Some wise guy asked Anarumo if on the tape the officials still threw a flag on Wilson at the Bengals 8, 1:47 from the ring.

A textbook drop in coverage on, of course, Cooper Douglas Kupp. Wilson staying with Kupp running a slant over the middle out of the slot. A penalty on a hold indistinguishable in a game of virtually no penalties. A first down on the 4.

"Unfortunately, they did," Anarumo said.

As NBC analyst Cris Collinsworth called it at that instant, "Close."

If you're Wilson, the indefatigable engine of the Bengals middle, the only way you've seen that play is this week is on the red zone cut-ups. A pardon-me bump in a busy hallway with people moving past.

"Before this week, I haven't looked (at the Super Bowl) in depth," Wilson said. "It was also two years ago. They've got different players. They're running some of the same stuff. They always come up with nuances. We've also looked at their first two games. I'm not worried about that. You get over it with time and I'm over it.

"I've talked about it many times," Wilson said. "I'd do the same thing again. There's nothing I can do about it."

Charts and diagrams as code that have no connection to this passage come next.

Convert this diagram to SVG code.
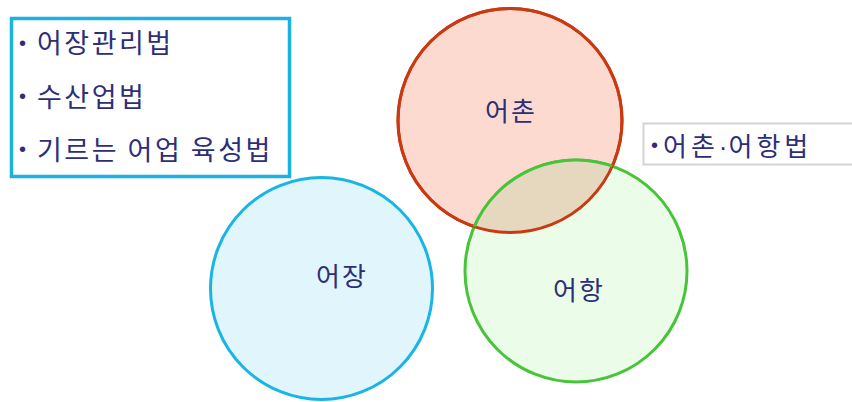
<svg xmlns="http://www.w3.org/2000/svg" width="852" height="402" viewBox="0 0 852 402">
<defs>
<style>
text{font-family:"Noto Sans CJK KR","Noto Sans",sans-serif;fill:#2e2e78}
.lbl{font-size:26px;text-anchor:middle;letter-spacing:2px}
.item{font-size:27px;letter-spacing:2.5px}
.item2{font-size:26px;letter-spacing:4px}
.bul{font-family:"Liberation Sans",sans-serif;font-size:20px}
.dot{font-family:"Liberation Sans",sans-serif}
</style>
<clipPath id="redClip"><circle cx="510" cy="120.5" r="112"/></clipPath>
</defs>
<rect width="852" height="402" fill="#ffffff"/>
<g id="law-box-left">
<rect x="11.5" y="18.5" width="278" height="158" fill="#ffffff" stroke="#1ab2e4" stroke-width="3.5"/>
<text class="bul" x="19" y="50">•</text>
<text class="item" x="37" y="53">어장관리법</text>
<text class="bul" x="19" y="103">•</text>
<text class="item" x="37" y="107">수산업법</text>
<text class="bul" x="19" y="156">•</text>
<text class="item" x="37" y="160">기르는 어업 육성법</text>
</g>
<g id="law-box-right">
<rect x="643.5" y="123.5" width="215" height="41" fill="#ffffff" stroke="#d4d4d4" stroke-width="2"/>
<text class="bul" x="651" y="152">•</text>
<text class="item2" x="663" y="156">어촌<tspan class="dot" letter-spacing="1px">·</tspan>어항법</text>
</g>
<g id="node-eojang">
<circle cx="321.5" cy="288.5" r="111" fill="#e0f6fc" stroke="#19b5e4" stroke-width="3"/>
<text class="lbl" x="342" y="286">어장</text>
</g>
<g id="node-eochon">
<circle cx="510" cy="120.5" r="112" fill="#fcdad0" stroke="#c93a12" stroke-width="3"/>
<text class="lbl" x="511" y="121">어촌</text>
</g>
<g id="node-eohang">
<circle cx="576" cy="271" r="111" fill="#ebfde8" stroke="#48c43a" stroke-width="3"/>
<circle cx="576" cy="271" r="111" fill="#e6d8bf" clip-path="url(#redClip)"/>
<circle cx="510" cy="120.5" r="112" fill="none" stroke="#c93a12" stroke-width="3"/>
<circle cx="576" cy="271" r="111" fill="none" stroke="#48c43a" stroke-width="3" clip-path="url(#redClip)"/>
<text class="lbl" x="579" y="300">어항</text>
</g>
<g id="connectors"/>
</svg>
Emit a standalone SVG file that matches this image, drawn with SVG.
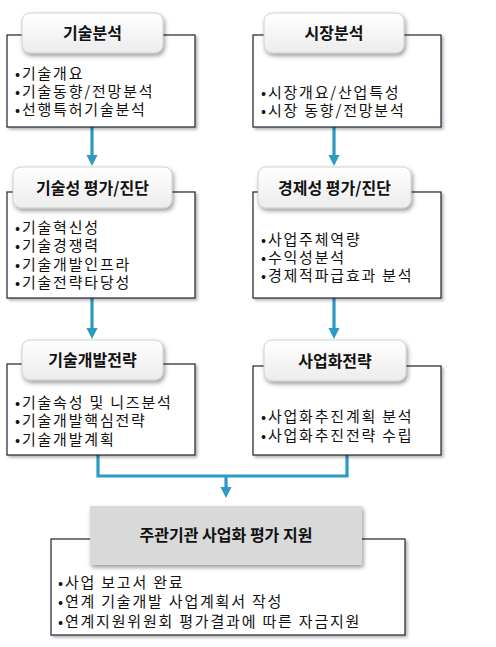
<svg xmlns="http://www.w3.org/2000/svg" width="496" height="647" viewBox="0 0 496 647">
<defs>
<style>
.frame{fill:#fff;stroke:#1c2333;stroke-width:1.2;filter:url(#sh)}
.hdr{fill:url(#hg);stroke:#c8c8c8;stroke-width:0.8;filter:url(#sh2)}
.ht{font-family:"Noto Sans CJK KR","Noto Sans",sans-serif;font-weight:bold;font-size:16px;fill:#111;text-anchor:middle}
.bt{font-family:"Noto Sans CJK KR","Noto Sans",sans-serif;font-size:15px;fill:#111;letter-spacing:1.8px}
.con{fill:none;stroke:#2b9bc3;stroke-width:3.2}
.head{fill:#2b9bc3}
</style>
<linearGradient id="hg" x1="0" y1="0" x2="0" y2="1">
<stop offset="0" stop-color="#ffffff"/>
<stop offset="1" stop-color="#ececec"/>
</linearGradient>
<filter id="sh" x="-10%" y="-10%" width="125%" height="130%">
<feDropShadow dx="2" dy="2" stdDeviation="1.5" flood-color="#000" flood-opacity="0.3"/>
</filter>
<filter id="sh2" x="-10%" y="-20%" width="125%" height="150%">
<feDropShadow dx="1.5" dy="2.5" stdDeviation="2" flood-color="#000" flood-opacity="0.4"/>
</filter>
</defs>
<rect width="496" height="647" fill="#fff"/>
<g id="connectors">
<line class="con" x1="92" y1="127" x2="92" y2="156"/>
<polygon class="head" points="86.5,155 97.5,155 92,166"/>
<line class="con" x1="334" y1="127" x2="334" y2="156"/>
<polygon class="head" points="328.5,155 339.5,155 334,166"/>
<line class="con" x1="92" y1="298" x2="92" y2="329"/>
<polygon class="head" points="86.5,328 97.5,328 92,339"/>
<line class="con" x1="334" y1="298" x2="334" y2="329"/>
<polygon class="head" points="328.5,328 339.5,328 334,339"/>
<polyline class="con" points="98,455 98,476 347,476 347,455"/>
<line class="con" x1="226" y1="476" x2="226" y2="488"/>
<polygon class="head" points="220.5,487 231.5,487 226,498"/>
</g>
<g id="tech-analysis">
<rect class="frame" x="7" y="35" width="188" height="92"/>
<rect class="hdr" x="22" y="13" width="141" height="40" rx="8"/>
<text class="ht" x="92.5" y="39">기술분석</text>
<text class="bt" x="15" y="79">•기술개요</text>
<text class="bt" x="15" y="97">•기술동향/전망분석</text>
<text class="bt" x="15" y="115">•선행특허기술분석</text>
</g>
<g id="market-analysis">
<rect class="frame" x="253" y="35" width="188" height="92"/>
<rect class="hdr" x="264" y="13" width="140" height="40" rx="8"/>
<text class="ht" x="334" y="39">시장분석</text>
<text class="bt" x="261" y="98">•시장개요/산업특성</text>
<text class="bt" x="261" y="116">•시장 동향/전망분석</text>
</g>
<g id="tech-eval">
<rect class="frame" x="7" y="192" width="188" height="106"/>
<rect class="hdr" x="13" y="167" width="159" height="41" rx="8"/>
<text class="ht" x="92.5" y="194">기술성 평가/진단</text>
<text class="bt" x="15" y="233">•기술혁신성</text>
<text class="bt" x="15" y="251">•기술경쟁력</text>
<text class="bt" x="15" y="270">•기술개발인프라</text>
<text class="bt" x="15" y="288">•기술전략타당성</text>
</g>
<g id="econ-eval">
<rect class="frame" x="253" y="192" width="188" height="106"/>
<rect class="hdr" x="258" y="167" width="153" height="41" rx="8"/>
<text class="ht" x="334.5" y="194">경제성 평가/진단</text>
<text class="bt" x="261" y="245">•사업주체역량</text>
<text class="bt" x="261" y="263">•수익성분석</text>
<text class="bt" x="261" y="281">•경제적파급효과 분석</text>
</g>
<g id="tech-strategy">
<rect class="frame" x="7" y="364" width="188" height="91"/>
<rect class="hdr" x="22" y="340" width="141" height="40" rx="8"/>
<text class="ht" x="92.5" y="366">기술개발전략</text>
<text class="bt" x="15" y="408">•기술속성 및 니즈분석</text>
<text class="bt" x="15" y="426">•기술개발핵심전략</text>
<text class="bt" x="15" y="445">•기술개발계획</text>
</g>
<g id="biz-strategy">
<rect class="frame" x="253" y="366" width="188" height="89"/>
<rect class="hdr" x="264" y="340" width="142" height="41" rx="8"/>
<text class="ht" x="335" y="367">사업화전략</text>
<text class="bt" x="261" y="422">•사업화추진계획 분석</text>
<text class="bt" x="261" y="441">•사업화추진전략 수립</text>
</g>
<g id="support">
<rect class="frame" x="51" y="539" width="354" height="96"/>
<rect x="90" y="506" width="272" height="59" fill="#d9d9d9" filter="url(#sh2)"/>
<text class="ht" x="226" y="541" font-size="15.5">주관기관 사업화 평가 지원</text>
<text class="bt" x="58" y="588">•사업 보고서 완료</text>
<text class="bt" x="58" y="607">•연계 기술개발 사업계획서 작성</text>
<text class="bt" x="58" y="627">•연계지원위원회 평가결과에 따른 자금지원</text>
</g>
</svg>
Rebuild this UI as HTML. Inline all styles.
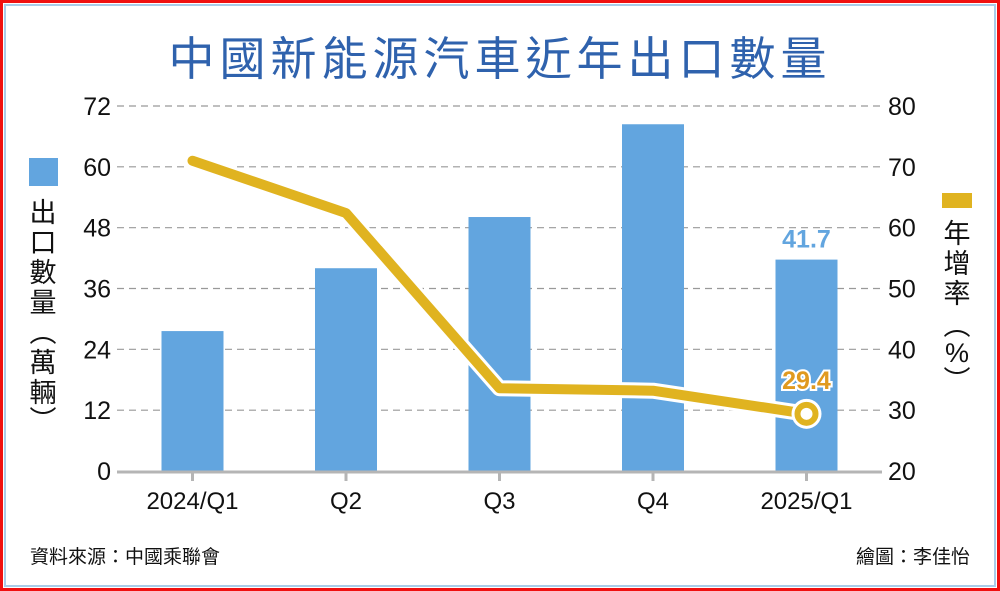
<!DOCTYPE html>
<html><head><meta charset="utf-8"><style>
html,body{margin:0;padding:0;background:#fff}
svg{display:block}
text{font-family:"Liberation Sans","Noto Sans CJK TC",sans-serif}
</style></head><body>
<svg width="1000" height="591" viewBox="0 0 1000 591" xmlns="http://www.w3.org/2000/svg">
<rect x="1.5" y="1.5" width="997" height="588" fill="#fff" stroke="#f01010" stroke-width="3"/>
<rect x="5" y="5" width="990" height="581" fill="none" stroke="#a9cce8" stroke-width="2"/>
<text x="500" y="75" text-anchor="middle" font-size="46" fill="#2f62ad" letter-spacing="5">中國新能源汽車近年出口數量</text>
<g id="grid"></g>
<g id="bars"></g>
<g id="line"></g>
<g id="axes"></g>
<rect x="29" y="158" width="29" height="28" fill="#62a5df"/>
<text font-size="27" fill="#111" text-anchor="middle">
<tspan x="43" y="222">出</tspan><tspan x="43" y="252">口</tspan><tspan x="43" y="282">數</tspan><tspan x="43" y="312">量</tspan><tspan x="43" y="342">︵</tspan><tspan x="43" y="372">萬</tspan><tspan x="43" y="402">輛</tspan><tspan x="43" y="430">︶</tspan>
</text>
<rect x="942" y="193" width="30" height="15" fill="#e0b320"/>
<text font-size="27" fill="#111" text-anchor="middle">
<tspan x="957" y="243">年</tspan><tspan x="957" y="273">增</tspan><tspan x="957" y="303">率</tspan><tspan x="957" y="335">︵</tspan><tspan x="957" y="362">%</tspan><tspan x="957" y="390">︶</tspan>
</text>
<text x="30" y="563" font-size="19" fill="#111">資料來源：中國乘聯會</text>
<text x="970" y="563" font-size="19" fill="#111" text-anchor="end">繪圖：李佳怡</text>
</svg>
<script>
const categories=["2024/Q1","Q2","Q3","Q4","2025/Q1"];
const exportVolume=[27.6,40.0,50.1,68.4,41.7];
const growthRate=[71.0,62.4,33.6,33.2,29.4];
const leftTicks=[0,12,24,36,48,60,72];
const rightTicks=[20,30,40,50,60,70,80];
const NS="http://www.w3.org/2000/svg";
const x0=117,x1=882,yb=471,yt=106;
const bandW=(x1-x0)/categories.length;
function xc(i){return x0+bandW*(i+0.5)+ (i-2)*0.5;}
function yL(v){return yb-(v-0)/(72-0)*(yb-yt);}
function yR(v){return yb-(v-20)/(80-20)*(yb-yt);}
function mk(tag,attrs,parent){const e=document.createElementNS(NS,tag);for(const k in attrs)e.setAttribute(k,attrs[k]);parent.appendChild(e);return e;}
const grid=document.getElementById('grid'),bars=document.getElementById('bars'),line=document.getElementById('line'),axes=document.getElementById('axes');
leftTicks.forEach((t,i)=>{
  const y=yL(t);
  if(t>0){const g=mk('line',{x1:x0,x2:x1,y1:y,y2:y,stroke:'#999','stroke-width':1.2,'stroke-dasharray':'7 5'},grid);
  
  }
  const lt=mk('text',{x:111,y:y+9,'font-size':25,'text-anchor':'end',fill:'#111'},axes);lt.textContent=t;
  
  
  const rt=mk('text',{x:888,y:yR(rightTicks[i])+9,'font-size':25,'text-anchor':'start',fill:'#111'},axes);rt.textContent=rightTicks[i];
  
  
});
const bw=62;
exportVolume.forEach((v,i)=>{
  const r=mk('rect',{x:xc(i)-bw/2,y:yL(v),width:bw,height:yb-yL(v),fill:'#62a5df'},bars);
  
  
});
const base=mk('line',{x1:x0,x2:x1,y1:yb+1,y2:yb+1,stroke:'#b5b5b5','stroke-width':3},axes);


categories.forEach((c,i)=>{
  const tk=mk('line',{x1:xc(i),x2:xc(i),y1:yb,y2:yb+10,stroke:'#b5b5b5','stroke-width':3},axes);
  
  
  const t=mk('text',{x:xc(i),y:yb+38,'font-size':24,'text-anchor':'middle',fill:'#111'},axes);t.textContent=c;
  
  
});
const pts=growthRate.map((v,i)=>xc(i)+','+yR(v)).join(' ');
const outline=mk('polyline',{points:pts,fill:'none',stroke:'#fff','stroke-width':16,'stroke-linejoin':'round','stroke-linecap':'round'},line);


const pl=mk('polyline',{points:pts,fill:'none',stroke:'#e0b320','stroke-width':10,'stroke-linejoin':'round','stroke-linecap':'round'},line);


const li=growthRate.length-1;
const cw=mk('circle',{cx:xc(li),cy:yR(growthRate[li]),r:15,fill:'#fff'},line);


const cp=mk('circle',{cx:xc(li),cy:yR(growthRate[li]),r:9,fill:'#fff',stroke:'#e0b320','stroke-width':6},line);


const bl=mk('text',{x:xc(li),y:yL(exportVolume[li])-12,'font-size':25,'font-weight':'bold','text-anchor':'middle',fill:'#62a5df'},line);bl.textContent=exportVolume[li];


const gl=mk('text',{x:xc(li),y:yR(growthRate[li])-25,'font-size':25,'font-weight':'bold','text-anchor':'middle',fill:'#e09a20',stroke:'#fff','stroke-width':4,'paint-order':'stroke'},line);gl.textContent=growthRate[li];


</script>
</body></html>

So he's trying to stop Stafford from getting the ball to Nacua and if that means looking at that play, well, it might as well have been a joint-practice play.

"The main guy making them good is the quarterback. He's been in the league so long. I think he's one of the league's best players," Wilson said. "I don't think he gets the respect he deserves, especially being in year 15 on a younger team after going all in on a Super Bowl.

"I think he's a tremendous quarterback and I have the utmost respect for him. He does a really good job manipulating underneath the defenses."

If you're the Bengals on Monday night, that split screen is analytics and emotion.